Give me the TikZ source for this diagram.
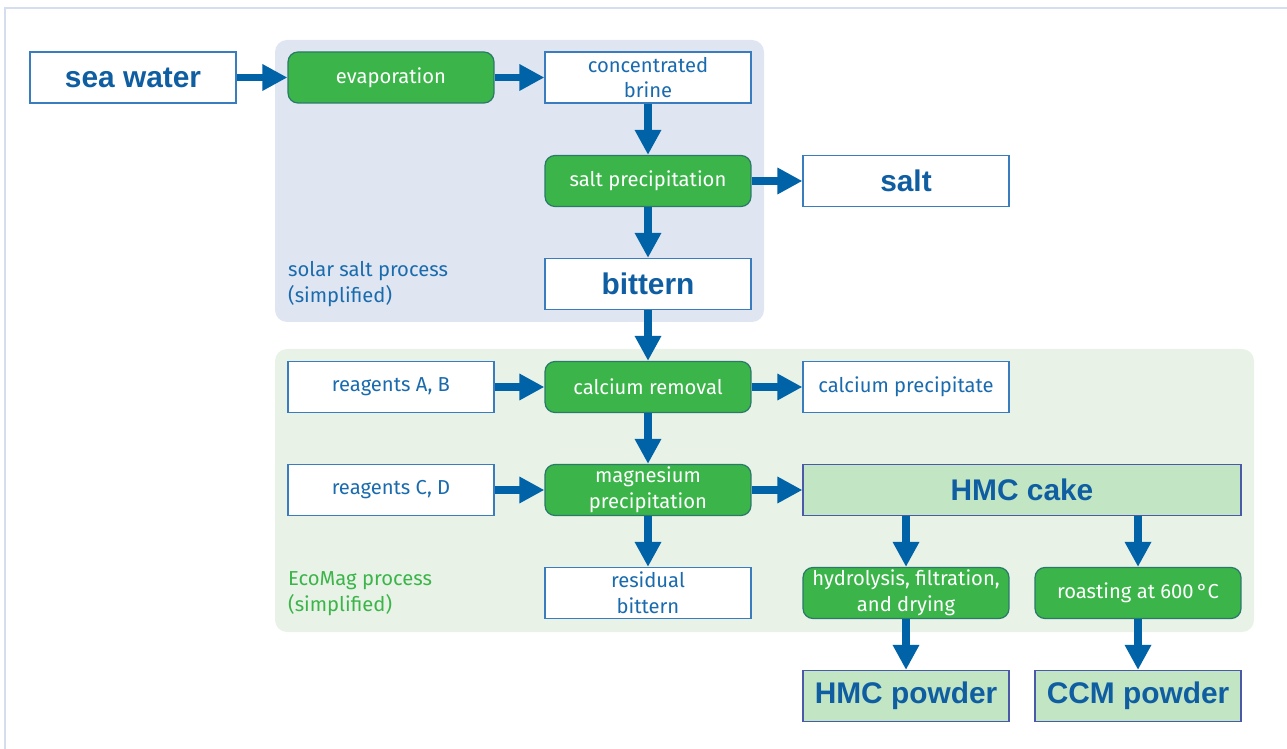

...

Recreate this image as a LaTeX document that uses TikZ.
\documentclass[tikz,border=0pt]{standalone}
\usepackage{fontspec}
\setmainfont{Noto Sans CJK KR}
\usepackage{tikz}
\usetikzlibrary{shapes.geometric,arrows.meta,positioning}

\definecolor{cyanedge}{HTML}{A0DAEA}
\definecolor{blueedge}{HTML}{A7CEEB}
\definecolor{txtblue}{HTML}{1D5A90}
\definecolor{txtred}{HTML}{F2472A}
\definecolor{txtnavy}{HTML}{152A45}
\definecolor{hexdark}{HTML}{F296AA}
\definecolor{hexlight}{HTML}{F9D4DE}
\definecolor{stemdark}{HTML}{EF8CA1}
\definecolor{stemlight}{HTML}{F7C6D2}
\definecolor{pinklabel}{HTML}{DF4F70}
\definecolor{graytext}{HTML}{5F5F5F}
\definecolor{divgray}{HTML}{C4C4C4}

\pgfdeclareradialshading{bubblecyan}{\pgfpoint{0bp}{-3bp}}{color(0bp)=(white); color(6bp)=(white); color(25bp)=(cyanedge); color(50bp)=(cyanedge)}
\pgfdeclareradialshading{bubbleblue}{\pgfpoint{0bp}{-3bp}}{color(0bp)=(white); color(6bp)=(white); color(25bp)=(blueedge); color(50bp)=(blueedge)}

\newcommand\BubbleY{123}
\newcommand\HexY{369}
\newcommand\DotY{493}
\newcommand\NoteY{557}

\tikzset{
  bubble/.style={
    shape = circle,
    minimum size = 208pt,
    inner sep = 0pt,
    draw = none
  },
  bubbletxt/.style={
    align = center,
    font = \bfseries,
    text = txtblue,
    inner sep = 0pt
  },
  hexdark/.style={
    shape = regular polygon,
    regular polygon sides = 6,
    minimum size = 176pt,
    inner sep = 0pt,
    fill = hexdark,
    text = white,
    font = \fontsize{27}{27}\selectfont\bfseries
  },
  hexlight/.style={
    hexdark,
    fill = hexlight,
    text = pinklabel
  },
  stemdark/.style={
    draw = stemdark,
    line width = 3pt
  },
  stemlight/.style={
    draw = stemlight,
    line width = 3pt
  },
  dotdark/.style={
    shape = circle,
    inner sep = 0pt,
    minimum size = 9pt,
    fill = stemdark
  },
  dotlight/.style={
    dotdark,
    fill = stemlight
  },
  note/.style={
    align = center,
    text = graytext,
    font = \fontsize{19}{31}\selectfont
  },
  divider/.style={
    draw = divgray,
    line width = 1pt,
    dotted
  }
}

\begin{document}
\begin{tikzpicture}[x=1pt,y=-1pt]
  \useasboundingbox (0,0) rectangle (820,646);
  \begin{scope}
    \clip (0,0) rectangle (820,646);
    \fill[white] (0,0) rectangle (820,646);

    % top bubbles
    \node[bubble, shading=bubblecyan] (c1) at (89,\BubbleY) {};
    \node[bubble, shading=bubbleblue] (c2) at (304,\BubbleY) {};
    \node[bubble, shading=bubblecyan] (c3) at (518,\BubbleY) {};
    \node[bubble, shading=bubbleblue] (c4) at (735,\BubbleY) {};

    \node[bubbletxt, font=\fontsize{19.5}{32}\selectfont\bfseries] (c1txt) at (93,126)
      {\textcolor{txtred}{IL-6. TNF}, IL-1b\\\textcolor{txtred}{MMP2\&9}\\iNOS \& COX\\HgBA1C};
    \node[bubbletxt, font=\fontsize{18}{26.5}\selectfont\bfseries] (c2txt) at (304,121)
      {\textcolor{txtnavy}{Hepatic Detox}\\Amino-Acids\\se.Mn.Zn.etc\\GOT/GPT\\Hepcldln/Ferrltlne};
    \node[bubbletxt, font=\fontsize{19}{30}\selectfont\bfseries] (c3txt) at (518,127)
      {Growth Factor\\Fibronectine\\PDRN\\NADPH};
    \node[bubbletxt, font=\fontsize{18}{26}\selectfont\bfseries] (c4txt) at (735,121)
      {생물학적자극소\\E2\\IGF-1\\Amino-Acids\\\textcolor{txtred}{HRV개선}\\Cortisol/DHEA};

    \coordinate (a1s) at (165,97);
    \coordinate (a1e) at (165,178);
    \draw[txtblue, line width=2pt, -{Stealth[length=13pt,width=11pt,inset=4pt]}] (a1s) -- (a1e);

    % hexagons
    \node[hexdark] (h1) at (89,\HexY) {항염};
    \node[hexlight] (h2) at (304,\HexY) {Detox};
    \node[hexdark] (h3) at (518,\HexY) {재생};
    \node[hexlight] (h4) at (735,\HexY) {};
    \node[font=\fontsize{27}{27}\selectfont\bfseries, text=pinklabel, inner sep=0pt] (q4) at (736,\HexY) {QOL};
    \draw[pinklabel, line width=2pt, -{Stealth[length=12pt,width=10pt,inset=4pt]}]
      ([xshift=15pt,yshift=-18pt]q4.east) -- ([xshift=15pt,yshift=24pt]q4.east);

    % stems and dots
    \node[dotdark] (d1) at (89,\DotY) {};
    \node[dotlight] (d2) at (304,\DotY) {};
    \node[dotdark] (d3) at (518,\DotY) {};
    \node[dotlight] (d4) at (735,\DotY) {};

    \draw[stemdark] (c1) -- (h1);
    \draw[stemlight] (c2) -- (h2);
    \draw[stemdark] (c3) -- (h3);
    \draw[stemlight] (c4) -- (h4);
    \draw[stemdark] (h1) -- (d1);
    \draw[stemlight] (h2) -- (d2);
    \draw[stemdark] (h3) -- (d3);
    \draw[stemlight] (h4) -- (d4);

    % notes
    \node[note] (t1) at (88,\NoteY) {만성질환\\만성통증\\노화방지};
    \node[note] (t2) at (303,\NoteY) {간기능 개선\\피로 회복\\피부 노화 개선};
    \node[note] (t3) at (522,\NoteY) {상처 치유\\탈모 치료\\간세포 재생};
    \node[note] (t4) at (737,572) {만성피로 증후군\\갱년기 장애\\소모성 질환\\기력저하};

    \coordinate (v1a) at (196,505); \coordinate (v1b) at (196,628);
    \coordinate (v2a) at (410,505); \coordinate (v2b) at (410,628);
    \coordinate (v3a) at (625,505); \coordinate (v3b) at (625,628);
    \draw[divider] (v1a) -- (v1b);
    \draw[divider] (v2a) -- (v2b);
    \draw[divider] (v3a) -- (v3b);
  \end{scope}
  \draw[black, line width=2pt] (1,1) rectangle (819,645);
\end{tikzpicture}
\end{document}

==

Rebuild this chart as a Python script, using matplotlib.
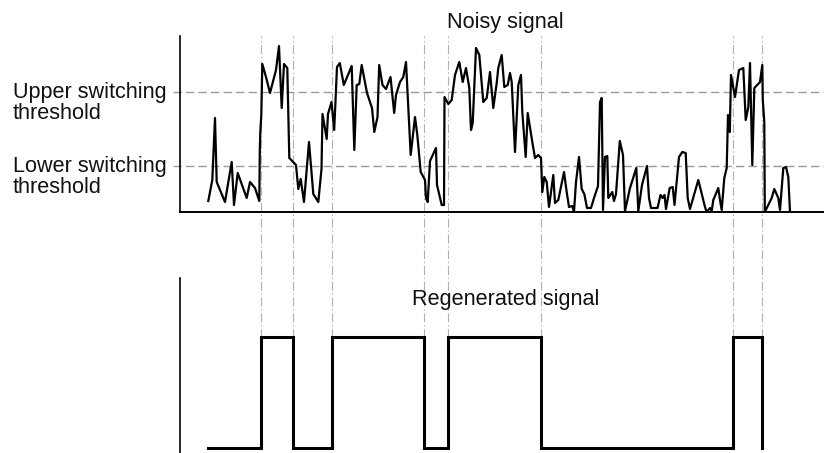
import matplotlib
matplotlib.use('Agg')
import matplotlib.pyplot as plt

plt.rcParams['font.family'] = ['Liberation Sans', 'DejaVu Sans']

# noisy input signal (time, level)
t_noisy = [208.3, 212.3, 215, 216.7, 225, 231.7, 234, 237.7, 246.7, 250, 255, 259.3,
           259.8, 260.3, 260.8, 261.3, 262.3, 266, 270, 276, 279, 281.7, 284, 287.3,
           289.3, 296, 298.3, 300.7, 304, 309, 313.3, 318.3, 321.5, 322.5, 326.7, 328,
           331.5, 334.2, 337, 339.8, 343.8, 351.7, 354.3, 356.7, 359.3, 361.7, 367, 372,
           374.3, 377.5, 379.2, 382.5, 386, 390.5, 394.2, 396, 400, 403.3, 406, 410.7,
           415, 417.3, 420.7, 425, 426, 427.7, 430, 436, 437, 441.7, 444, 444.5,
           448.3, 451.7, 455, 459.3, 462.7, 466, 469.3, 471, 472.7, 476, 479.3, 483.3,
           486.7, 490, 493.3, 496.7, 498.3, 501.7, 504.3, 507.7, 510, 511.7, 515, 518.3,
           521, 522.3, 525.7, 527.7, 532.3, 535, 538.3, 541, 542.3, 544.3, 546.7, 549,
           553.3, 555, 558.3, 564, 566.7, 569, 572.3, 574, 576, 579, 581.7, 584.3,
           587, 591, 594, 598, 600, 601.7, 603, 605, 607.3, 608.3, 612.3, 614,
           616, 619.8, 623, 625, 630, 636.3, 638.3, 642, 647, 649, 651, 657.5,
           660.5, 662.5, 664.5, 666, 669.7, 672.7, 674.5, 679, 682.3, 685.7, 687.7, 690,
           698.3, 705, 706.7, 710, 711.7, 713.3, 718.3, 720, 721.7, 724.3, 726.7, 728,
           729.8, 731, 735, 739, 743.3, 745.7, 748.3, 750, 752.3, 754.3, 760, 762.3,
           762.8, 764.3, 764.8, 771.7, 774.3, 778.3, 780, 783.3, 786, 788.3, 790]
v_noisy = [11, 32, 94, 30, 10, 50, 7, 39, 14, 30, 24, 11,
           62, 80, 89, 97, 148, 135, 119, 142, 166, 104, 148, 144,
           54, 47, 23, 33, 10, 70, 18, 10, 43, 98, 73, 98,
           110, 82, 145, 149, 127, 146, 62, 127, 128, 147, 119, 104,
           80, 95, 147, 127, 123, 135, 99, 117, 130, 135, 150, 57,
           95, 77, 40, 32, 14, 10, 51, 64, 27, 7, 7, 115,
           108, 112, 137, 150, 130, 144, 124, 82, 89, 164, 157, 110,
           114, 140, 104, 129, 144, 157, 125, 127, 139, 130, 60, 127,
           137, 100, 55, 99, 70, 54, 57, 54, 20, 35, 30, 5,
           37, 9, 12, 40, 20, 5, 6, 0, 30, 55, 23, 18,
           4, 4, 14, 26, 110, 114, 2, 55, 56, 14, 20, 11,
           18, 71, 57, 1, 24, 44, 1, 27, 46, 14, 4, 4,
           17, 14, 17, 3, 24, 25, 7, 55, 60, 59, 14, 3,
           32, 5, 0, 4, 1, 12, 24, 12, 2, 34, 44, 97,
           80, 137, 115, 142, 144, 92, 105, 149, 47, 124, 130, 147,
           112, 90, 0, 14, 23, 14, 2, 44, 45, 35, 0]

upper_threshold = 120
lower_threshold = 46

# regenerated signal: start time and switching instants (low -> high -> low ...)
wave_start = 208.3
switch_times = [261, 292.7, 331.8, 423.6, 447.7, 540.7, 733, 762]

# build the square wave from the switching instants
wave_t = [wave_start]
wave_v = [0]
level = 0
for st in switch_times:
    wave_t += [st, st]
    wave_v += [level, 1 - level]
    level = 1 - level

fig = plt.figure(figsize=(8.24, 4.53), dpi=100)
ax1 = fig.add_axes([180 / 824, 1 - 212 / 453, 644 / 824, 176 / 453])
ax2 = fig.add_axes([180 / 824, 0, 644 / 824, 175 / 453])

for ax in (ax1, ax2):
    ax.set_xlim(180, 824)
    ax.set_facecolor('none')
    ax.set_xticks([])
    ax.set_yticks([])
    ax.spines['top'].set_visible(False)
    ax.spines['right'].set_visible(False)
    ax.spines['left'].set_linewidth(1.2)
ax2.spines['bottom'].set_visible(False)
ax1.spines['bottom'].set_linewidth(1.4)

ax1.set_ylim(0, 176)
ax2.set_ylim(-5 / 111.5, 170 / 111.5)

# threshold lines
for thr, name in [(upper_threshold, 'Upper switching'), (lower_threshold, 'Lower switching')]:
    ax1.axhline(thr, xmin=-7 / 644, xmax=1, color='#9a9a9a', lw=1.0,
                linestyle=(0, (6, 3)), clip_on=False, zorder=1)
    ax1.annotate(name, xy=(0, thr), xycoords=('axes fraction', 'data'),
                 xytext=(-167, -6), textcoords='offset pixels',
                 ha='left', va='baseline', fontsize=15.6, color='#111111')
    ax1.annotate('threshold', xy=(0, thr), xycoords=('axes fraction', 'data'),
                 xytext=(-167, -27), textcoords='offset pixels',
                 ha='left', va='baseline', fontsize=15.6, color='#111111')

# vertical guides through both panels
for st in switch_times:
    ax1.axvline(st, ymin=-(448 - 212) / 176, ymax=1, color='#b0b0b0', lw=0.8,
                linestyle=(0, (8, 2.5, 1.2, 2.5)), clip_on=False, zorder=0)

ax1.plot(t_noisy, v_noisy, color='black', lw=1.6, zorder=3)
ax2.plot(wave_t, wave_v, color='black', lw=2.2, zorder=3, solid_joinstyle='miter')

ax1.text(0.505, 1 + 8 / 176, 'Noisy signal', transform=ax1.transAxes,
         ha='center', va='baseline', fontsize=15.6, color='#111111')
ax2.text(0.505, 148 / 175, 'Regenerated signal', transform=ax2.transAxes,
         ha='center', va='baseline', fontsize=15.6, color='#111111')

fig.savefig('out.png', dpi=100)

### Short exercise
Up in the listing, locate the line with "Rebuild this chart"; print it and every line after it down to the line with "plt.rcParams['font.family'] = ['Liberation", which is included too. Skip the pictures.

### Completed exercise
Rebuild this chart as a Python script, using matplotlib.
import matplotlib
matplotlib.use('Agg')
import matplotlib.pyplot as plt

plt.rcParams['font.family'] = ['Liberation Sans', 'DejaVu Sans']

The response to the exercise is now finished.